Second and more fundamentally, the Cyrus oracle is Christological by Redemptive-Historical Progression. Isaiah 45 sits inside the larger Isaianic movement whose center is the Servant (42, 49, 50, 52:13-53:12) — Cyrus is the political deliverer who gets the exiles home, the Servant is the redemptive Sufferer who gets the sinners home. Cyrus' work is instrumental to the stage on which the Servant's work will be understood: without the return and the second temple, there is no Zerubbabel, no Branch oracle, no "fullness of time" arrival of the true Anointed in Galilee (Gal 4:4). God's naming of Cyrus is a means to the ultimate end of naming Jesus (Matt 1:21). The escalation is total: Cyrus knows Yahweh not (45:4-5); Christ is Yahweh incarnate. Cyrus builds stone walls; Christ builds a living temple. Cyrus' anointing is external and unwitting; Christ's anointing is the Spirit without measure (John 3:34). Cyrus frees one generation of exiles from one empire; Christ frees every generation from sin, death, and hell. Already: Christ has come, the true exodus from sin's exile has begun, and the Spirit-temple is being built. Not yet: the full ingathering of exiles into the New Jerusalem awaits the consummation (Rev 21:1-3).

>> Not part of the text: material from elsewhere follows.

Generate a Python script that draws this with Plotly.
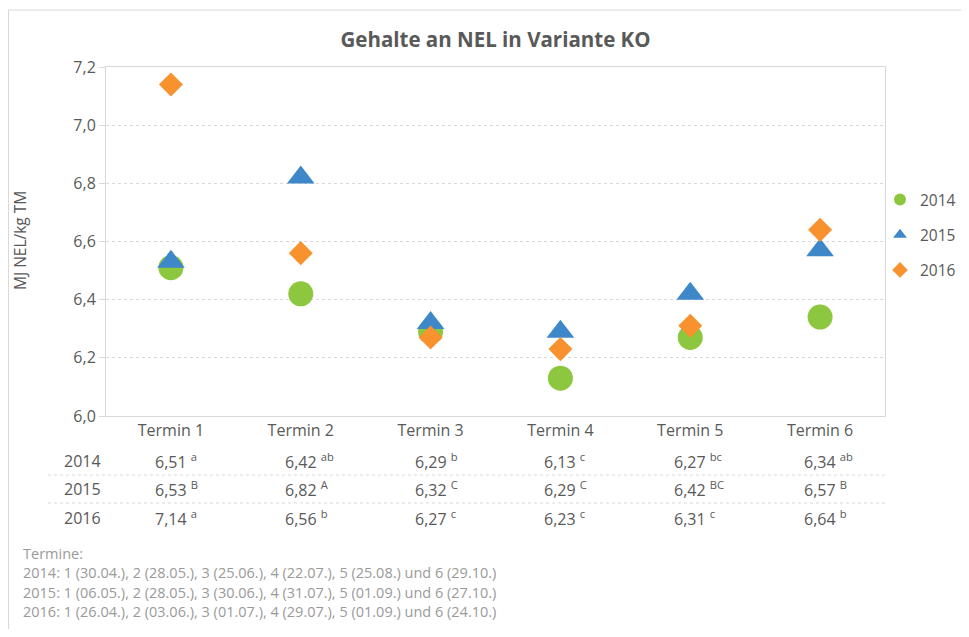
import plotly.graph_objects as go

termine = ["Termin 1", "Termin 2", "Termin 3", "Termin 4", "Termin 5", "Termin 6"]
years = ["2014", "2015", "2016"]

nel_2014 = [6.51, 6.42, 6.29, 6.13, 6.27, 6.34]
nel_2015 = [6.53, 6.82, 6.32, 6.29, 6.42, 6.57]
nel_2016 = [7.14, 6.56, 6.27, 6.23, 6.31, 6.64]

sig_2014 = ["a", "ab", "b", "c", "bc", "ab"]
sig_2015 = ["B", "A", "C", "C", "BC", "B"]
sig_2016 = ["a", "b", "c", "c", "c", "b"]

footnote_lines = [
    "Termine:",
    "2014: 1 (30.04.), 2 (28.05.), 3 (25.06.), 4 (22.07.), 5 (25.08.) und 6 (29.10.)",
    "2015: 1 (06.05.), 2 (28.05.), 3 (30.06.), 4 (31.07.), 5 (01.09.) und 6 (27.10.)",
    "2016: 1 (26.04.), 2 (03.06.), 3 (01.07.), 4 (29.07.), 5 (01.09.) und 6 (24.10.)",
]

y_min, y_max = 6.0, 7.2

FONT = "Open Sans"
TEXT = "#595959"
GRID = "#D9D9D9"

# the page body has an 8px margin on every side; keep the figure inside the window
OFF = 8
W, H = 969 - 2 * OFF, 637 - 2 * OFF
# plot area in window pixels (from the reference)
L, R, T, B = 106, 885, 67, 416


def px(x):
    return (x - L) / (R - L)


def py(y):
    return (B - y) / (B - T)


series = [
    ("2014", nel_2014, sig_2014, "circle", 25, "#8DC63F"),
    ("2015", nel_2015, sig_2015, "triangle-up", 24, "#3E87C8"),
    ("2016", nel_2016, sig_2016, "diamond", 18.5, "#F7922F"),
]

fig = go.Figure()
for name, vals, _, symbol, size, color in series:
    fig.add_trace(go.Scatter(
        x = termine,
        y = vals,
        mode = "markers",
        name = name,
        legendgroup = name,
        marker = dict(symbol = symbol, size = size, color = color, line_width = 0),
        cliponaxis = False,
    ))

annotations = []

# table below the axis
row_y = [461, 489, 518]
for (name, vals, sig, *_), ry in zip(series, row_y):
    annotations.append(dict(
        x = px(82), y = py(ry), xref = "paper", yref = "paper",
        text = name, showarrow = False, xanchor = "center", yanchor = "middle",
        font = dict(family = FONT, size = 16, color = TEXT),
    ))
    for cat, v, s in zip(termine, vals, sig):
        label = f"{v:.2f}".replace(".", ",")
        annotations.append(dict(
            x = cat, y = py(ry), xref = "x", yref = "paper",
            text = f"{label} <sup>{s}</sup>", showarrow = False,
            xanchor = "left", yanchor = "middle", xshift = -18,
            font = dict(family = FONT, size = 16, color = TEXT),
        ))

for i, line in enumerate(footnote_lines):
    annotations.append(dict(
        x = px(21), y = py(553 + i * 19.6), xref = "paper", yref = "paper",
        text = line, showarrow = False, xanchor = "left", yanchor = "middle",
        font = dict(family = FONT, size = 14.5, color = "#9A9A9A"),
    ))

annotations.append(dict(
    x = px(20), y = py(241), xref = "paper", yref = "paper",
    text = "MJ NEL/kg TM", textangle = -90, showarrow = False,
    xanchor = "center", yanchor = "middle",
    font = dict(family = FONT, size = 15.5, color = TEXT),
))

shapes = [
    # outer chart frame (top and left)
    dict(type = "line", xref = "paper", yref = "paper",
         x0 = px(OFF + 0.5), x1 = px(W + OFF), y0 = py(10), y1 = py(10),
         line = dict(color = GRID, width = 1)),
    dict(type = "line", xref = "paper", yref = "paper",
         x0 = px(OFF + 0.5), x1 = px(OFF + 0.5), y0 = py(10), y1 = py(H + OFF),
         line = dict(color = GRID, width = 1)),
]
for sy in [475, 503]:
    shapes.append(dict(
        type = "line", xref = "paper", yref = "paper",
        x0 = px(48), x1 = px(888), y0 = py(sy), y1 = py(sy),
        line = dict(color = GRID, width = 1, dash = "3px,3px"),
    ))

fig.update_layout(
    width = W,
    height = H,
    margin = dict(l = L - OFF, r = W + OFF - R, t = T - OFF, b = H + OFF - B,
                  pad = 0, autoexpand = False),
    paper_bgcolor = "white",
    plot_bgcolor = "white",
    separators = ", ",
    font = dict(family = FONT, color = TEXT),
    title = dict(
        text = "<b>Gehalte an NEL in Variante KO</b>",
        x = 0.5, xref = "paper", xanchor = "center",
        y = 1 - (40 - OFF) / H, yref = "container", yanchor = "middle",
        font = dict(family = FONT, size = 20.5, color = TEXT),
    ),
    legend = dict(
        x = 1, y = py(235), xref = "container", yref = "paper",
        xanchor = "right", yanchor = "middle",
        font = dict(family = FONT, size = 15.5, color = TEXT),
        itemsizing = "constant",
        tracegroupgap = 12,
        borderwidth = 0,
        bgcolor = "rgba(0,0,0,0)",
    ),
    annotations = annotations,
    shapes = shapes,
)

fig.update_xaxes(
    type = "category",
    range = [-0.5, 5.5],
    showgrid = False,
    showline = True,
    linecolor = GRID,
    mirror = True,
    ticks = "",
    tickfont = dict(family = FONT, size = 16, color = TEXT),
)

fig.update_yaxes(
    range = [y_min, y_max],
    dtick = 0.2,
    tickformat = ".1f",
    showgrid = True,
    gridcolor = GRID,
    griddash = "3px,3px",
    gridwidth = 1,
    zeroline = False,
    showline = True,
    linecolor = GRID,
    mirror = True,
    ticks = "outside",
    ticklen = 6,
    tickcolor = GRID,
    tickfont = dict(family = FONT, size = 16, color = TEXT),
)

fig.write_html("out.html")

Connection Method(s): Promise-Fulfillment (primary) + Redemptive-Historical Progression + Typology (Providential Type, Forward-Looking, secondary) — The oracle is a direct verbal prophecy whose named fulfillment occurs in Ezra 1:1-3, and the text announces itself as prediction-to-be-verified ("that they may know, from the rising of the sun and from the west, that there is none besides me; I am the LORD, and there is no other," 45:6). The explicit fulfillment in Ezra makes Promise-Fulfillment unambiguously primary. Redemptive-Historical Progression is essential because Cyrus' work is a stage-setting event in the larger arc from Abraham to Christ — without Cyrus, no Zerubbabel, no Branch, no "fullness of time." Typology is warranted as a secondary, providential pattern: Cyrus as anointed-deliverer-of-exiles-who-builds-Yahweh's-house is a Yahweh-arranged (providential, not intentional-by-Cyrus) foreshadowing of Christ. ANTI-DEFAULT CHECK: The NT does not Christologize the Cyrus oracle directly; therefore any typology must be modest and providential, not forward-looking-by-intentional-OT-indicator in the narrow sense. Five criteria for the providential Cyrus-Christ typology: analogical correspondence (anointed deliverer of exiles who builds Yahweh's house), historicity (both historical), escalation (Christ does categorically greater work than Cyrus), pointing-forwardness (provided by canonical placement within the Isaianic Servant-trajectory, not by textual indicator in 44-45 alone), retrospective clarity (recognized through canonical reading, not NT citation). The primary load is carried by Promise-Fulfillment and Redemptive-Historical Progression; the typological dimension is a secondary pattern within those primary methods.